▶ **Problem requirements**: Locate and copy all lines bearing the word "this".

Data records
◇ ◇ ◇ ◇ ◇

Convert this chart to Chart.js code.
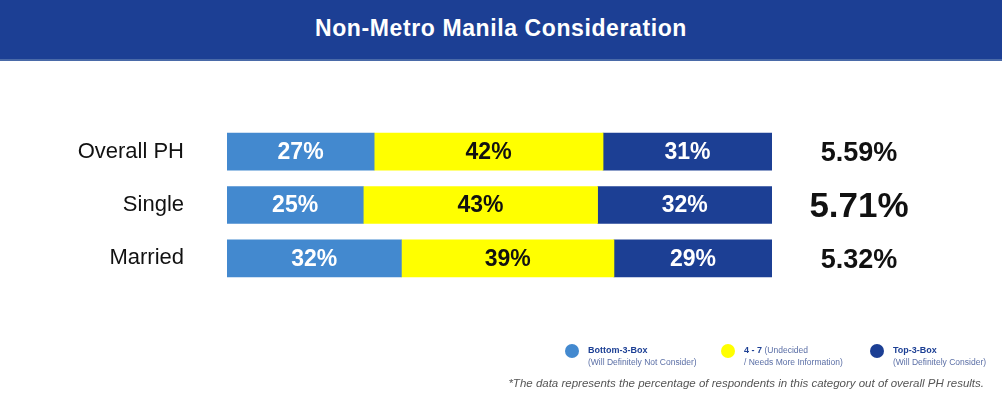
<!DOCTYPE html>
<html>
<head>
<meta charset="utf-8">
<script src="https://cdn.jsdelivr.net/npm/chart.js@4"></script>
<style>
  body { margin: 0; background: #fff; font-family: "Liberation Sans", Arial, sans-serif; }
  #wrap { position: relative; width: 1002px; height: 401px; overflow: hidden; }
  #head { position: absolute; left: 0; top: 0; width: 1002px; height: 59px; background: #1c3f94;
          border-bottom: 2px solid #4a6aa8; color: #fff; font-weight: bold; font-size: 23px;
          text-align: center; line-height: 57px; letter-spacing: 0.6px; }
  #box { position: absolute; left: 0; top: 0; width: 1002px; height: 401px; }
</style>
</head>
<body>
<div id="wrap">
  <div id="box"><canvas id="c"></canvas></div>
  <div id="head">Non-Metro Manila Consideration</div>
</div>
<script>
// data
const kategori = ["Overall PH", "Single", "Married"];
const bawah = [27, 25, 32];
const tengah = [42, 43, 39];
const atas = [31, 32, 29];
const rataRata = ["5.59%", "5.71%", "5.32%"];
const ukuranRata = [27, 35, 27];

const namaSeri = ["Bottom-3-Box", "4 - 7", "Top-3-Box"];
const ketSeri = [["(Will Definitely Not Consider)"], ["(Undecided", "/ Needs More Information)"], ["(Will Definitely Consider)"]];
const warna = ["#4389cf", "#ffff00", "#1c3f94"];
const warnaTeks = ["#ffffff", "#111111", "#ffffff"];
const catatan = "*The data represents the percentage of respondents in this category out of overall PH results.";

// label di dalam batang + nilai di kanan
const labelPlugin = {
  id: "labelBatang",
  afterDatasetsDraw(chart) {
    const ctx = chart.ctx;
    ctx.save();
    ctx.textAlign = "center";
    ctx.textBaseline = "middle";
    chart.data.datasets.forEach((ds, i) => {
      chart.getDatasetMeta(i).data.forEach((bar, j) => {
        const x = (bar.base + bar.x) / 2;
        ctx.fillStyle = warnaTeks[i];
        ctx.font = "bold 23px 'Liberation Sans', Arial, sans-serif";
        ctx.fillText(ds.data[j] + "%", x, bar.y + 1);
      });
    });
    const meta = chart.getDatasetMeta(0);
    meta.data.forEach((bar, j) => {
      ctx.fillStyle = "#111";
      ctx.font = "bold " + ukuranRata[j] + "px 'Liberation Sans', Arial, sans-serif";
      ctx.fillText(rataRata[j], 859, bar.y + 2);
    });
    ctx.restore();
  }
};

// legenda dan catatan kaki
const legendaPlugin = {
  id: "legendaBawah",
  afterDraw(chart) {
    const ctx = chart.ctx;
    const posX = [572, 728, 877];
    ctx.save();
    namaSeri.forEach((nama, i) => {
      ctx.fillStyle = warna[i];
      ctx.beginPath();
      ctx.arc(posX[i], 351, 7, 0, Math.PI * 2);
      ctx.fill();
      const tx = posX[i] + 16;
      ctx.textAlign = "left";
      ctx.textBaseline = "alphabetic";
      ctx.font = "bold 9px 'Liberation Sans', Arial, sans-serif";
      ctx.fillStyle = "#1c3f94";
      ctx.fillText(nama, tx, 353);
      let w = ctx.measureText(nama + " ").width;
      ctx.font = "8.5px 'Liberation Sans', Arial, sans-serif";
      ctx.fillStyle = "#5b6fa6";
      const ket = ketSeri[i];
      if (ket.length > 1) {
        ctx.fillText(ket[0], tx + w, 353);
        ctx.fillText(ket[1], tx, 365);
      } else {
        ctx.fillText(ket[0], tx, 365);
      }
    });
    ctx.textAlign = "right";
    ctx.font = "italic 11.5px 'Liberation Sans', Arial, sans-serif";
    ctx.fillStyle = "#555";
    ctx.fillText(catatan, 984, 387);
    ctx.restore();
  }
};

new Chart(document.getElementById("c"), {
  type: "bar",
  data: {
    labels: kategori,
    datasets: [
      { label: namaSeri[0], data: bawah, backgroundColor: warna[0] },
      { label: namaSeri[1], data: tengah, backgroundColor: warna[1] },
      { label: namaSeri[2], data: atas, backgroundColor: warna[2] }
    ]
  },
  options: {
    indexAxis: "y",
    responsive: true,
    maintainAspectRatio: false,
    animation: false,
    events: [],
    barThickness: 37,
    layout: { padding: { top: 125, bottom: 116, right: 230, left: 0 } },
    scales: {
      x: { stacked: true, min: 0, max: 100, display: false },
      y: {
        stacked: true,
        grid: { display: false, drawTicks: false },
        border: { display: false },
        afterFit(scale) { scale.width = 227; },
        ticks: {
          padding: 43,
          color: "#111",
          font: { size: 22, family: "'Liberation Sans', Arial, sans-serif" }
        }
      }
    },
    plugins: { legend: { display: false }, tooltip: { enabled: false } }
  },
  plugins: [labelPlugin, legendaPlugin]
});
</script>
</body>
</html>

◇ ◇ ◇ ◇ ◇

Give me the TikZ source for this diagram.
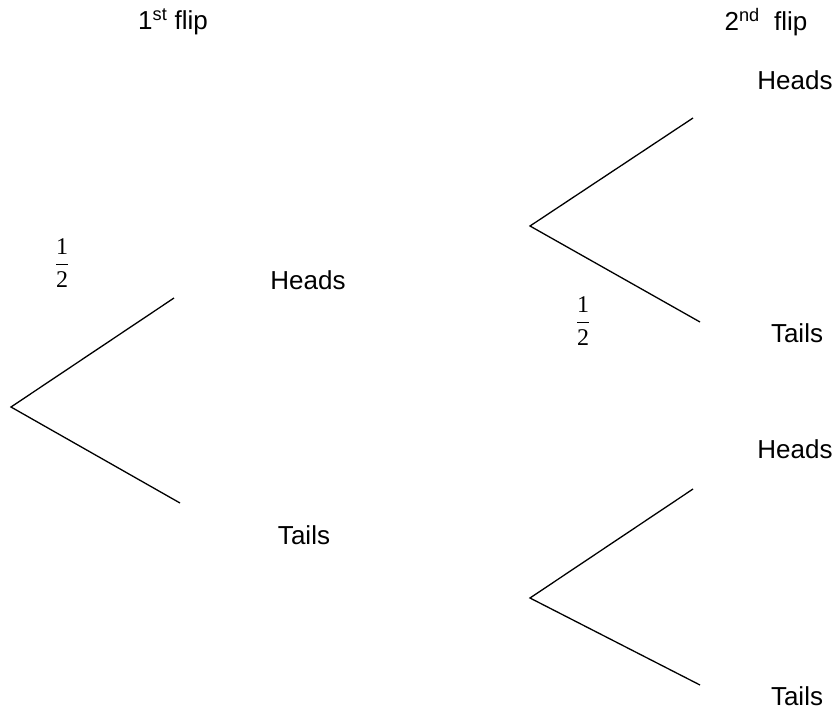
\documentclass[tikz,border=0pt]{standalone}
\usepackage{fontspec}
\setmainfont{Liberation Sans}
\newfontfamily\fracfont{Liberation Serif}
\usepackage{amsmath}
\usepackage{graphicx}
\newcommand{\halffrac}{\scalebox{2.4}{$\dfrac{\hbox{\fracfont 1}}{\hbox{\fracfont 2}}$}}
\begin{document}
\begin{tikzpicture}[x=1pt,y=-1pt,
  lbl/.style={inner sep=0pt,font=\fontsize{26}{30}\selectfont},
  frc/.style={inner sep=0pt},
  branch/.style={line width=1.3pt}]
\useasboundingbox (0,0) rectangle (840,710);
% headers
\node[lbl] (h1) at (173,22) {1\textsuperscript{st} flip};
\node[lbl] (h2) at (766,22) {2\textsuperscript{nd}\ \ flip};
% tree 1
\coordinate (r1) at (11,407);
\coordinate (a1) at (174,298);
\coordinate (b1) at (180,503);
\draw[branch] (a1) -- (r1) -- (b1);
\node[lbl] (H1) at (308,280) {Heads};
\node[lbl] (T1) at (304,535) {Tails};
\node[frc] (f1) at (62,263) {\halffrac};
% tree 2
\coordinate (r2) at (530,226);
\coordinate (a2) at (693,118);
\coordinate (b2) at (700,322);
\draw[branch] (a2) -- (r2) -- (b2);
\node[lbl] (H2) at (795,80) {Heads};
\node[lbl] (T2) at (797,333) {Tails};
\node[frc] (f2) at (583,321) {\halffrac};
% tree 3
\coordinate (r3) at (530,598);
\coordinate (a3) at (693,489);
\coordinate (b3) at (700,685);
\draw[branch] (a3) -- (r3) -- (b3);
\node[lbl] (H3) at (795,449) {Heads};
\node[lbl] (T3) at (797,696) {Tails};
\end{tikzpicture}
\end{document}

◇ ◇ ◇ ◇ ◇

▶ **Written reply**:
Convert this chart to Chart.js code.
const catatan = "*The data represents the percentage of respondents in this category out of overall PH results.";
Give me the TikZ source for this diagram.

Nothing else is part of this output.